Netflix is bracing for customer backlash that could result in its slowest subscriber growth in more than three years amid changes to its online video and DVD rental service that will raise prices by as much as 60% in the United States
The sobering forecast issued Monday overshadowed the second-quarter earnings that accompanied the company’s outlook.
Netflix’s shares plummeted more than 10%, largely because the company expects its results for the current quarter ending in September to miss the targets set by stock market analysts.
In its financial report, Netflix also noted that it is rapidly growing its Canadian business and could begin making a profit in Canada by the third quarter as it grows its subscriber base, currently near one million.
In Canada, the company has expanded by charging a flat monthly fee of $7.99 for unlimited viewing of movies and TV shows from its library. But it has come under fire from TV broadcasters who want the service more broadly regulated.
“We continue to learn from our experiences in Canada in preparation for other international markets,” the company said in its letter to shareholders Monday as it released its financial report.
In the United States, the earnings shortfall stems from an anticipated slowdown in Netflix’s subscriber growth amid the most radical change in the company’s pricing since it began renting DVDs through the mail 12 years ago.
Instead of offering packages that combine DVD rentals and internet-delivered video for a single price, Netflix informed subscribers two weeks ago that it would sell the two entertainment options as separate plans.

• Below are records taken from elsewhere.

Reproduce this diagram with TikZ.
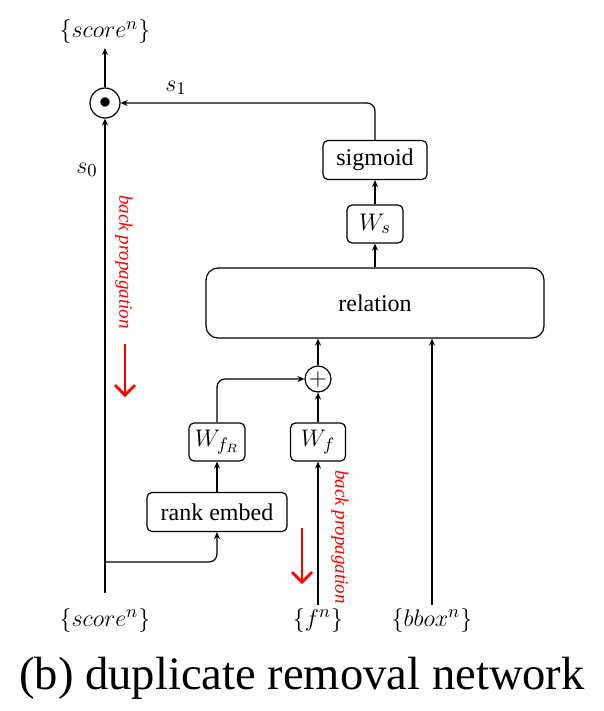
\documentclass[tikz,border=0pt]{standalone}
\usepackage{fontspec}
\setmainfont{Liberation Serif}
\usetikzlibrary{arrows.meta}
\begin{document}
\begin{tikzpicture}[x=0.5pt,y=-0.5pt,
  every node/.style={font=\fontsize{12}{14}\selectfont},
  mth/.style={font=\fontsize{13}{15}\selectfont},
  box/.style={draw,rounded corners=2.5pt,line width=0.6pt,inner sep=0pt},
  arr/.style={line width=0.6pt,-{Stealth[length=3.5pt,width=3pt]}},
  op/.style={draw,circle,line width=0.6pt,inner sep=0pt},
  bp/.style={red,rotate=-90,font=\itshape\fontsize{9.5}{11}\selectfont},
  redarr/.style={red,line width=1.4pt,-{Straight Barb[length=5pt,width=10pt]}}]
\useasboundingbox (0,0) rectangle (604,711);
% nodes
\node[op,minimum size=15pt] (odot) at (105,103) {$\bullet$};
\node[mth] (sctop) at (105,32) {$\{score^n\}$};
\node[box,minimum width=52pt,minimum height=19.5pt] (sig) at (375,160) {sigmoid};
\node[box,mth,minimum width=28pt,minimum height=19pt] (ws) at (375,224) {$W_s$};
\node[box,rounded corners=6pt,minimum width=169pt,minimum height=35pt] (rel) at (375,303) {relation};
\node[op,mth,minimum size=13pt] (plus) at (318,379) {$+$};
\node[box,mth,minimum width=27.5pt,minimum height=19pt] (wf) at (318,442) {$W_f$};
\node[box,mth,minimum width=28pt,minimum height=19pt] (wfr) at (217,442) {$W_{f_R}$};
\node[box,minimum width=70pt,minimum height=19.5pt] (rank) at (217,512) {rank embed};
\node[mth] (s1) at (176,88) {$s_1$};
\node[mth] (s0) at (87,170) {$s_0$};
\node[mth] (scbot) at (105,620) {$\{score^n\}$};
\node[mth] (fbotl) at (318,620) {$\{f^n\}$};
\node[mth] (bboxl) at (432,620) {$\{bbox^n\}$};
\coordinate (lv) at (105,593);
\coordinate (topend) at (105,48);
\coordinate (branch) at (105,562);
\coordinate (fb) at (318,605);
\coordinate (bb) at (432,605);
% connectors
\draw[arr] (lv) -- (odot);
\draw[arr] (odot) -- (topend);
\draw[arr,rounded corners=4pt] (sig.north) |- (odot.east);
\draw[arr] (ws) -- (sig);
\draw[arr] (rel) -- (ws);
\draw[arr] (plus.north) -- (plus.north |- rel.south);
\draw[arr] (wf) -- (plus);
\draw[arr,rounded corners=4pt] (wfr.north) |- (plus.west);
\draw[arr] (rank) -- (wfr);
\draw[arr,rounded corners=4pt] (branch) -| (rank.south);
\draw[arr] (fb) -- (wf.south);
\draw[arr] (bb) -- (bb |- rel.south);
% back propagation
\node[bp] (bp1) at (124,262) {back propagation};
\node[bp] (bp2) at (340,537) {back propagation};
\coordinate (r1a) at (125,344);
\coordinate (r1b) at (125,397);
\coordinate (r2a) at (302,528);
\coordinate (r2b) at (302,584);
\draw[redarr] (r1a) -- (r1b);
\draw[redarr] (r2a) -- (r2b);
% caption
\node[font=\fontsize{23.3}{26}\selectfont] (cap) at (302,678) {(b) duplicate removal network};
\end{tikzpicture}
\end{document}
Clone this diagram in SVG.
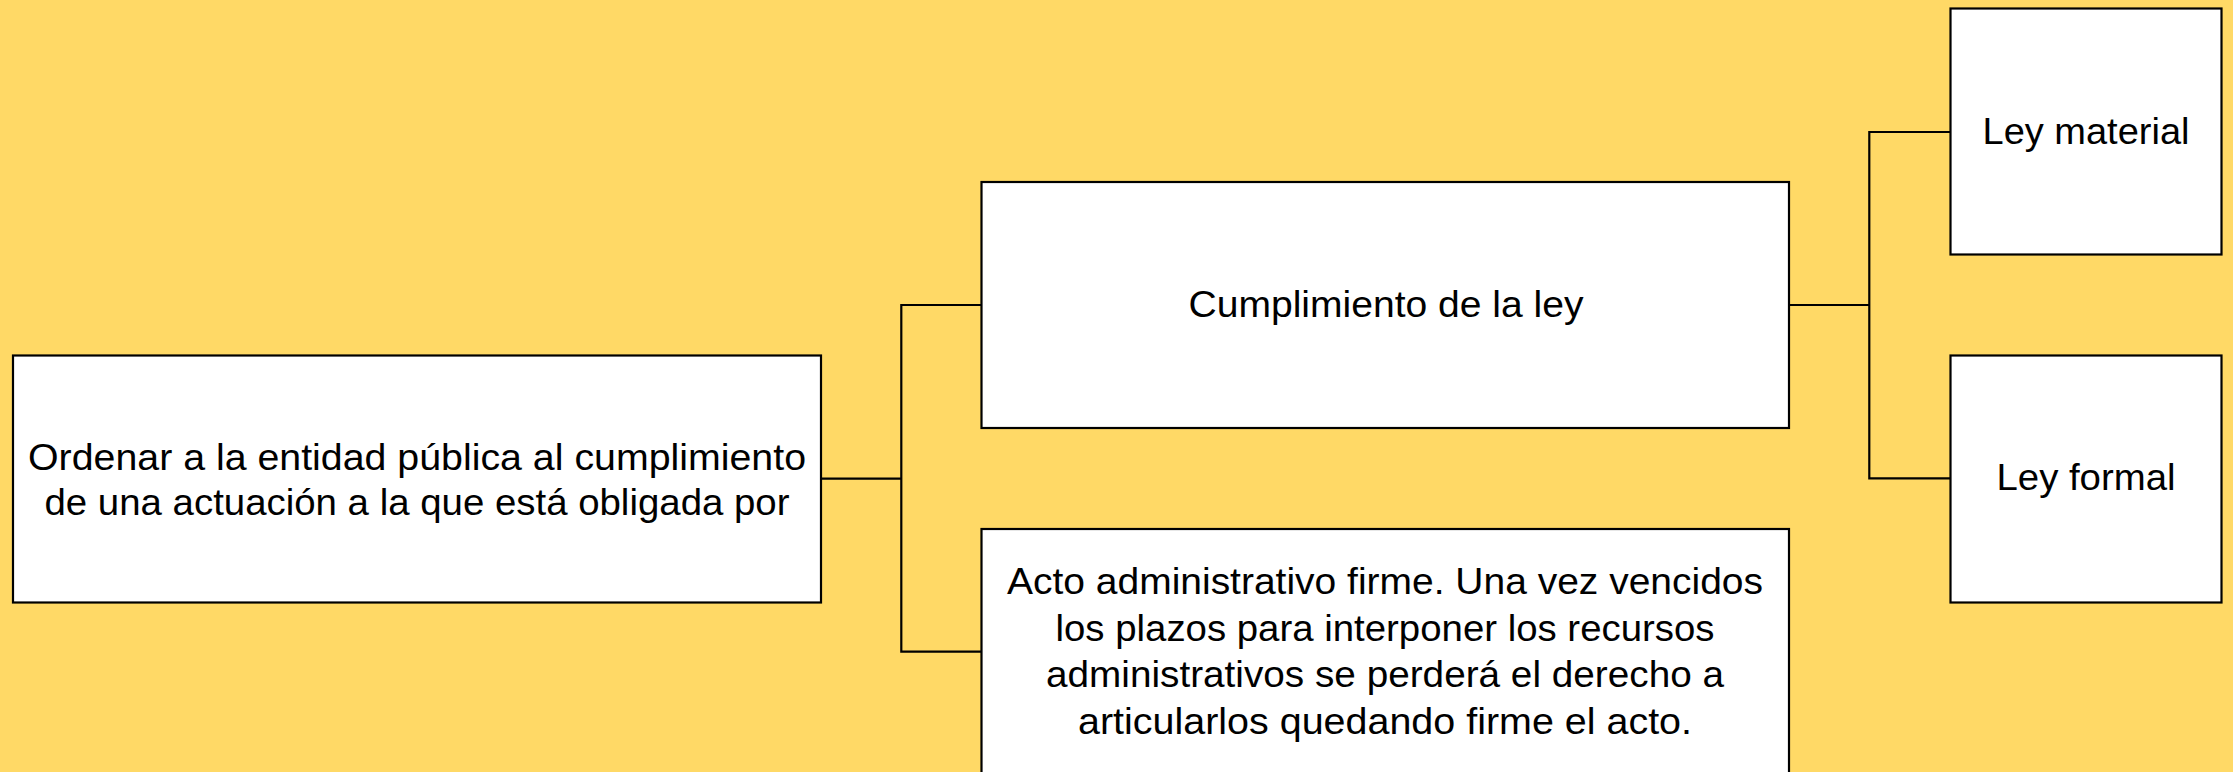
<svg xmlns="http://www.w3.org/2000/svg" width="2233" height="772" viewBox="0 0 2233 772">
<style>
.bg{fill:#FFD966}
.box{fill:#FFFFFF;stroke:#000000;stroke-width:2.2}
.conn{fill:none;stroke:#000000;stroke-width:2.2}
.t{font-family:"Liberation Sans",Arial,sans-serif;font-size:36px;fill:#000000;text-anchor:middle}
</style>
<rect class="bg" x="0" y="0" width="2233" height="772"/>
<g id="connectors">
<path class="conn" d="M821 478.7 H901.3 M901.3 305 V651.7 M900.2 305 H981.5 M900.2 651.7 H981.5"/>
<path class="conn" d="M1789 305 H1869.3 M1869.3 132 V478.3 M1868.2 132 H1950.5 M1868.2 478.3 H1950.5"/>
</g>
<g id="node-ordenar">
<rect class="box" x="13" y="355.5" width="808" height="247"/>
<text class="t" x="417" y="470" textLength="778" lengthAdjust="spacingAndGlyphs">Ordenar a la entidad pública al cumplimiento</text>
<text class="t" x="417" y="515" textLength="745" lengthAdjust="spacingAndGlyphs">de una actuación a la que está obligada por</text>
</g>
<g id="node-cumplimiento">
<rect class="box" x="981.5" y="182" width="807.5" height="246"/>
<text class="t" x="1386" y="317" textLength="395" lengthAdjust="spacingAndGlyphs">Cumplimiento de la ley</text>
</g>
<g id="node-acto">
<rect class="box" x="981.5" y="529" width="807.5" height="260"/>
<text class="t" x="1385" y="594" textLength="756" lengthAdjust="spacingAndGlyphs">Acto administrativo firme. Una vez vencidos</text>
<text class="t" x="1385" y="641" textLength="659" lengthAdjust="spacingAndGlyphs">los plazos para interponer los recursos</text>
<text class="t" x="1385" y="687" textLength="678" lengthAdjust="spacingAndGlyphs">administrativos se perderá el derecho a</text>
<text class="t" x="1385" y="734" textLength="614" lengthAdjust="spacingAndGlyphs">articularlos quedando firme el acto.</text>
</g>
<g id="node-ley-material">
<rect class="box" x="1950.5" y="8.5" width="271" height="246"/>
<text class="t" x="2086" y="144" textLength="207" lengthAdjust="spacingAndGlyphs">Ley material</text>
</g>
<g id="node-ley-formal">
<rect class="box" x="1950.5" y="355.5" width="271" height="247"/>
<text class="t" x="2086" y="490" textLength="179" lengthAdjust="spacingAndGlyphs">Ley formal</text>
</g>
</svg>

The change means customers will have to pay substantially more if they want to get both DVDs and internet video from Netflix. For instance, a bundled plan that had been priced at US$10 per month will now cost $16 per month, beginning Sept. 1, for existing U.S. customers. The prices of other popular bundled plans will rise by 20% to 33%.
The price increases don’t apply to Netflix Canada.
Netflix expects most customers to pick between the DVD or streaming plan to avoid getting hit with a higher bill if they subscribe to both plans. The company said it anticipates another group of subscribers is so infuriated with the rate changes that they will stop being customers entirely.
Management didn’t estimate how many subscribers will cancel, but a large customer exodus appears to be factored into the company’s forecast for the current quarter.
Netflix expects to add as few as 190,000 subscribers or as many as 1.29 million subscribers in the current quarter. Either figure will be a falloff from the 1.9 million subscribers added in the April-June period to propel Netflix’s total customers to nearly 25.6 million. In last year’s third quarter, Netflix added nearly two million subscribers.